4. Does the presence of the defendant bring the property represented by the shares within the State? The character of such property requires an answer in the negative to this question. Certificates are not debts of the corporation, owned by the stockholders, so as to follow his person to the jurisdiction where he is. They are merely evidences of his interest in the corporation. That interest is the right to receive dividends upon its stock when declared, and, on dissolution, to share in its property, and meanwhile to govern it by his vote. All that the sheriff holds in this case is the written proof of the defendant’s rights, the deed to his property. He cannot by a sale of the paper make it prove anything different.

Nor can the presence of the defendant here change the situs of the property he owns. He cannot, by coming to Philadelphia with the deed in his pocket to a house he owns in Wilmington, bring the real estate here.

None of these facts change the situs of the stock, neither the registration of the corporation, the presence of its officers, the presence of the defendant nor the presence of the certificates.

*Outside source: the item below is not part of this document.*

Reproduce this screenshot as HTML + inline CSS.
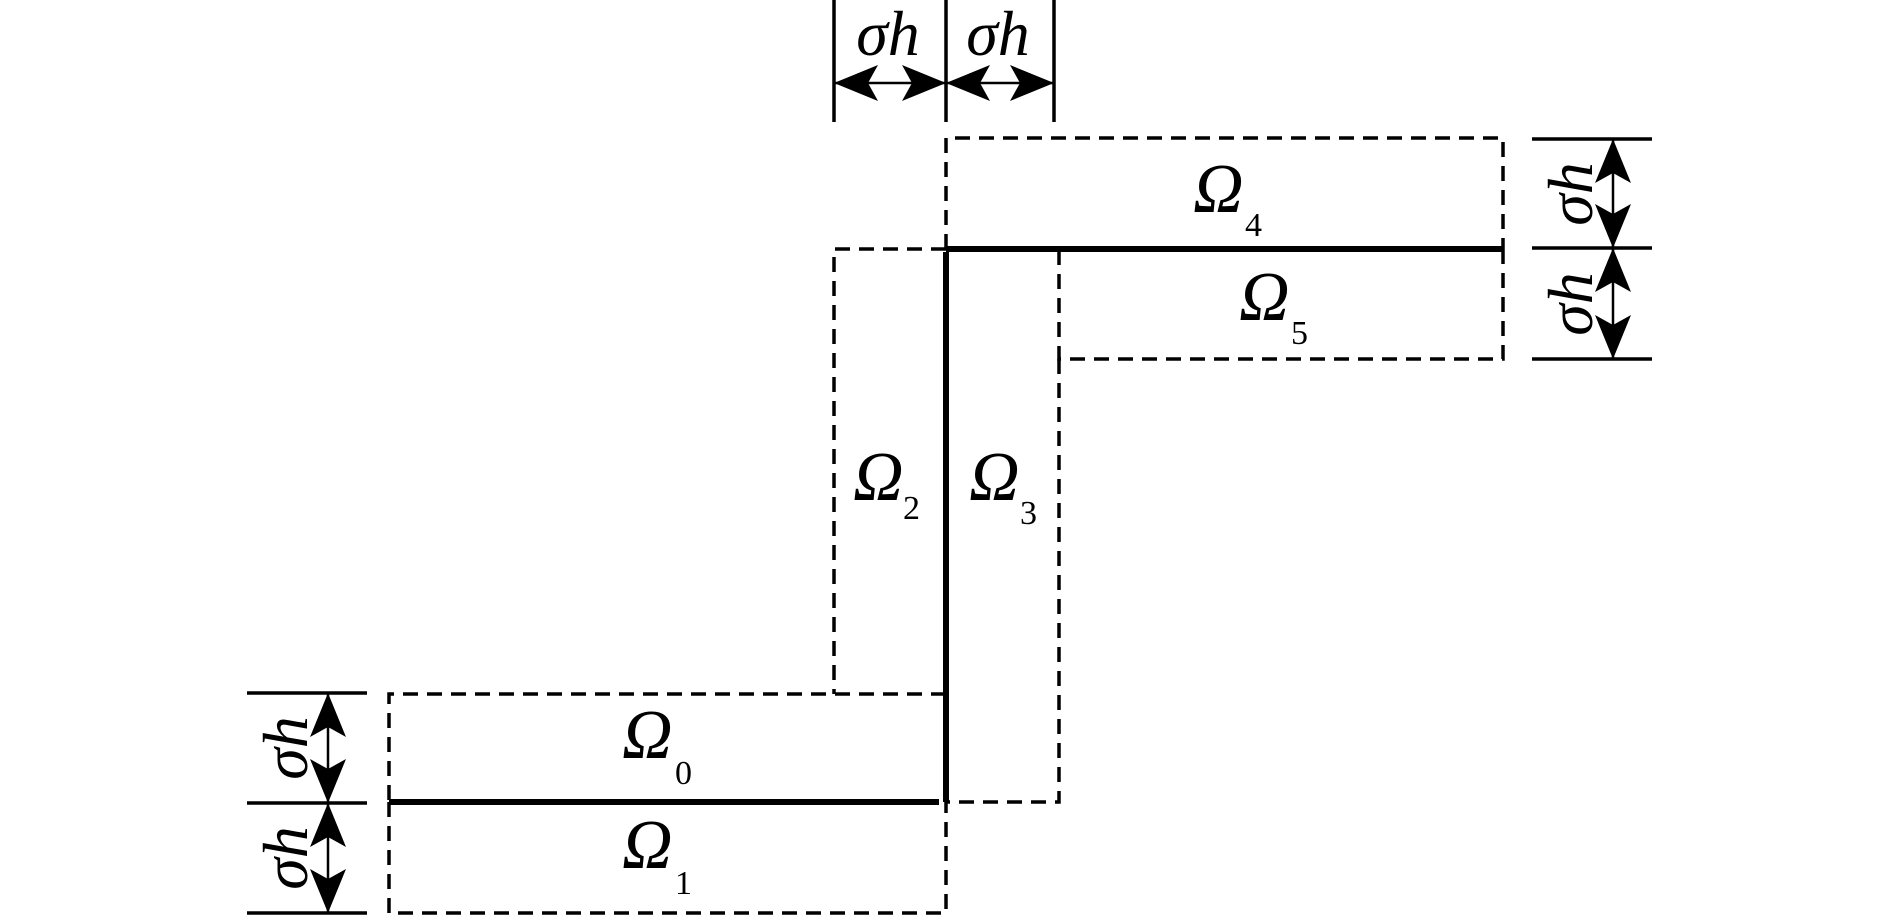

It is argued that the Act of May 5, 1911, §§ 13, 14 and 22, P. L. 126, subjects the stock of foreign corporations to attachment. Section 14 provides that “the creditor shall be entitled to such aid, ... by injunction and otherwise, in attaching such certificate or in satisfying the claim by means thereof as is allowed by law or in equity in regard to property which cannot be readily attached.” But by section 22 the “certificates” and “shares” referred to in the body of the act are those of this State or of another state “whose laws are consistent with this act;” provisions foreshadowed by the title of the act v/hen it states its purpose to “make uniform the law.”

We know of no statute of Delaware, nor does the plaintiff allege the existence of one, that is “consistent” with the Act of 1911. The supplement for 1927 to the Uniform Stock Transfer Act, vol. 6, published by Edward Thompson & Company, contains a list of states which have adopted the act — Delaware is not among them. So far as it relates to shares of a foreign corporation, the statute is quite opposed to the previously existing rule.

We are of opinion, for the reasons we have given, that we must not only make absolute the rule to set aside the fi. fa., but we must reconsider our order entered on Nov. 12, 1927, that the garnishee holds the shares “subject to the attachment.”

We were not aware when we entered that order that the shares with which we were dealing were shares of a foreign corporation.

We cannot order the sheriff to return the certificates to the defendant, as the latter asks. We are not informed by what title the garnishee, from whom *136the sheriff took the certificates, holds them. All we can order is that the sheriff return them to the person from whom he took or received them.

And now, Jan. 21, 1928, the rule is made absolute, in so far as it provides for setting aside the fi. fa. The order entered on Nov. 12, 1927, is vacated; and it is adjudged that the garnishee has in its possession no property of the defendant that is subject to the attachment.